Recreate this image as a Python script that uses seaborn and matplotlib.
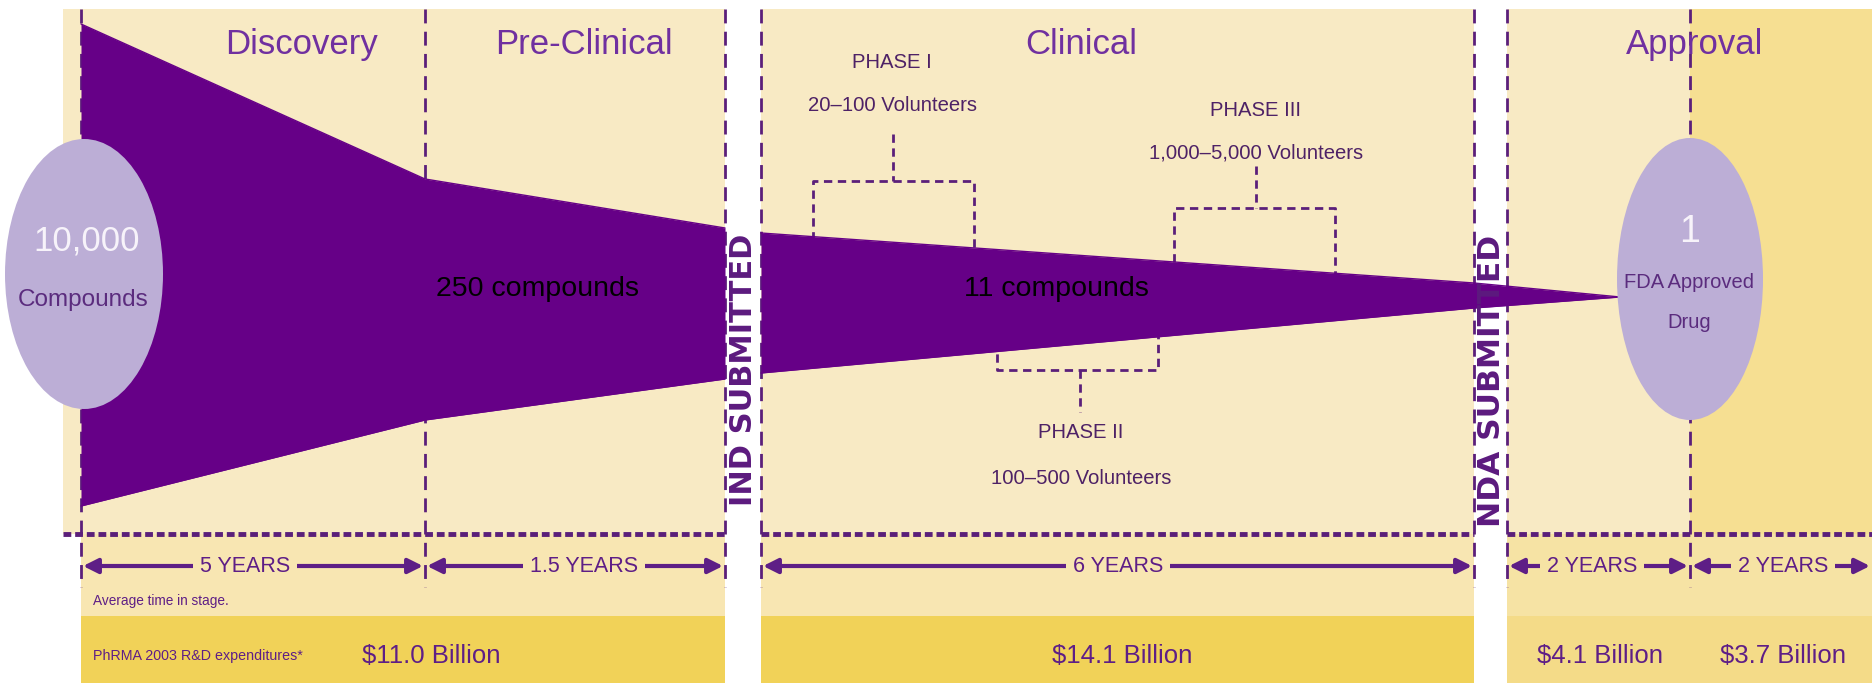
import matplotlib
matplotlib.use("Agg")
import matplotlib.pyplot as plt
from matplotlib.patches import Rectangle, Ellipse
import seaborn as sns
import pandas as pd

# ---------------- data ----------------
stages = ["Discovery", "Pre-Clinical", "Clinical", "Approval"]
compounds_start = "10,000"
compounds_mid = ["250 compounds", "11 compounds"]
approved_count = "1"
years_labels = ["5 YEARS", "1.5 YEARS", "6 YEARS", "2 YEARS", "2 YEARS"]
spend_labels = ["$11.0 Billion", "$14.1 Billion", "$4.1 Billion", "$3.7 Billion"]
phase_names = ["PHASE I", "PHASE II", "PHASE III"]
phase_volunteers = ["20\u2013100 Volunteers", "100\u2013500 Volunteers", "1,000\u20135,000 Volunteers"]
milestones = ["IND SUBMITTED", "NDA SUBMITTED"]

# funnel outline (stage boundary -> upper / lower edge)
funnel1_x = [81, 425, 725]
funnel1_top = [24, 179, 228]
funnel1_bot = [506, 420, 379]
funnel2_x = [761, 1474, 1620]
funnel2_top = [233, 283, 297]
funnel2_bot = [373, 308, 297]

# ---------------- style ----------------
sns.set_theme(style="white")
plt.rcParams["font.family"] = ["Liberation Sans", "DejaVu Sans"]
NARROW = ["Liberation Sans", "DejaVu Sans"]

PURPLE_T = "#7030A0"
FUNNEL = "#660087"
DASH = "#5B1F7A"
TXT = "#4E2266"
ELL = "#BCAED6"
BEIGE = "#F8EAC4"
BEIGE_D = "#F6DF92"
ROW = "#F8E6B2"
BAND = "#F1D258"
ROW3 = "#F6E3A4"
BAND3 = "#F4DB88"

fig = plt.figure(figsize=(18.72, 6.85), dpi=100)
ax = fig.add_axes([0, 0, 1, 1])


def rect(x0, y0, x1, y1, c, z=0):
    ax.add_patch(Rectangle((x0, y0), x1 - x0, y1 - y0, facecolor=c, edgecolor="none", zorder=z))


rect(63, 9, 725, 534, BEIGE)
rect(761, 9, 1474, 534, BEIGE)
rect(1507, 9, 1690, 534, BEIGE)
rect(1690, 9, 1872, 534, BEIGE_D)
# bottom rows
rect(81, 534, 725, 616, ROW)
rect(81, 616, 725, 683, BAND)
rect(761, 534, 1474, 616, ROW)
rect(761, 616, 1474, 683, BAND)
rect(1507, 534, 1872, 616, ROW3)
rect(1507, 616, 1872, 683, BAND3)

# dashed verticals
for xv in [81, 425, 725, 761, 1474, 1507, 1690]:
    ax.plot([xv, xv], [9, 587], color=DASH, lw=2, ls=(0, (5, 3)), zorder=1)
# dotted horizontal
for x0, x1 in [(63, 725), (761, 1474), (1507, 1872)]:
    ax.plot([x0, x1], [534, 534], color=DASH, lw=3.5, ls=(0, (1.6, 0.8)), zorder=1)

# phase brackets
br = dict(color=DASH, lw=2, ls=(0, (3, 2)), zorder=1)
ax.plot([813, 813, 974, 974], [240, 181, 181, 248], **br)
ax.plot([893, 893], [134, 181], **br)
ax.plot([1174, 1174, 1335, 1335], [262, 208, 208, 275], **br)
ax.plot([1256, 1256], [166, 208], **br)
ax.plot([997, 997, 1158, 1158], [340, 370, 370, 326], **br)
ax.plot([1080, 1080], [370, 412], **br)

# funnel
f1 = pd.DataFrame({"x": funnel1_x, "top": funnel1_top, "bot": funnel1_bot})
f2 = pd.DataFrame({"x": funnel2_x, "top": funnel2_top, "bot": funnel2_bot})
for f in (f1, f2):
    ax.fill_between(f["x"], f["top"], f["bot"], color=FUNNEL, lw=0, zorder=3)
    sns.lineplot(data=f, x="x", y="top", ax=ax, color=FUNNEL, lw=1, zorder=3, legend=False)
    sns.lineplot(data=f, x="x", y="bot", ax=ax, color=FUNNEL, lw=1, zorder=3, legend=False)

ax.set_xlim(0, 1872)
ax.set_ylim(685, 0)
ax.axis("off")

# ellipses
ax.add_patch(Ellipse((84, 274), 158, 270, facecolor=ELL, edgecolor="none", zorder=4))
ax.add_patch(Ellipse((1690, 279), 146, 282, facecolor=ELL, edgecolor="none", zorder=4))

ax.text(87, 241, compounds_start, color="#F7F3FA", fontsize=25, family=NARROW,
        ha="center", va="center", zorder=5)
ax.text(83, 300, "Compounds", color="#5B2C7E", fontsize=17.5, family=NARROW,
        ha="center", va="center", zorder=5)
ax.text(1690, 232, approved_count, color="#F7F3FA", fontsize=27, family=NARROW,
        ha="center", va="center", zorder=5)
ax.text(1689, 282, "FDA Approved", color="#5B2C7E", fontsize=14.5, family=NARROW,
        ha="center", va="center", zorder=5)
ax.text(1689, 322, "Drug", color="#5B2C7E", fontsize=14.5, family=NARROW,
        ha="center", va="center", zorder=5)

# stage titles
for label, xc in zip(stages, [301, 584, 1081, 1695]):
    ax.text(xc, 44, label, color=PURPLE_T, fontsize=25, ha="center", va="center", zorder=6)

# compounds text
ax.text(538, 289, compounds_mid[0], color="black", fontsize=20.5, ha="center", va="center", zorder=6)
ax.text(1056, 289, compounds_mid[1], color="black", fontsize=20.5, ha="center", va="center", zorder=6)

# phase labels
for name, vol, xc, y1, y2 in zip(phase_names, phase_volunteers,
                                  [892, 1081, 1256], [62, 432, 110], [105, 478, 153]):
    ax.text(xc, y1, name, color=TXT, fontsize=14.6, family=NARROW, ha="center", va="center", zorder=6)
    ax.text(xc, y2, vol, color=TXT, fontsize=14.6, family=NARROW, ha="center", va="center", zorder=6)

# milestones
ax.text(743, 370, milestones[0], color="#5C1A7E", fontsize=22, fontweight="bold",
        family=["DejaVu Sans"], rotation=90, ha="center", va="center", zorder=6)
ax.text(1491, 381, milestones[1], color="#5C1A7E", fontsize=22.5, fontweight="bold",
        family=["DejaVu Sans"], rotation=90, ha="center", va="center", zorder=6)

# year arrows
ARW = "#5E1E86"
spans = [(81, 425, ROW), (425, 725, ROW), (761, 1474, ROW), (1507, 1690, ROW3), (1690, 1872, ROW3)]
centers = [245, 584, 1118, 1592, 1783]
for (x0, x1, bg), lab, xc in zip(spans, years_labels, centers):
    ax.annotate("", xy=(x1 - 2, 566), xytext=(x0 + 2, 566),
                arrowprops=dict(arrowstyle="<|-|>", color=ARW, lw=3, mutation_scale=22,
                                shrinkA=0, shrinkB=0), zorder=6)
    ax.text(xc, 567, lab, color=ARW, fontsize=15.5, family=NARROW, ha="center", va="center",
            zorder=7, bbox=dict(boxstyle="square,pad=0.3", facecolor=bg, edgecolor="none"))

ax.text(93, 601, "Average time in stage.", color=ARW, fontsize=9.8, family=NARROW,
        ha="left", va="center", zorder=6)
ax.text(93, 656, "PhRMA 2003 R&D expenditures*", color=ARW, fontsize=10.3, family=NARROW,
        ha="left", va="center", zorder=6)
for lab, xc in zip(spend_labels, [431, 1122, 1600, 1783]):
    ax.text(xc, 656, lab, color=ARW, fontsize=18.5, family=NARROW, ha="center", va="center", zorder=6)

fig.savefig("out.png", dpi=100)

::::

■ **Problem to solve**
Exactly as they appear, print the lines of the listing above from its first line through the line that contains "import pandas as pd", minus the pictures.

■ **Solution**
Recreate this image as a Python script that uses seaborn and matplotlib.
import matplotlib
matplotlib.use("Agg")
import matplotlib.pyplot as plt
from matplotlib.patches import Rectangle, Ellipse
import seaborn as sns
import pandas as pd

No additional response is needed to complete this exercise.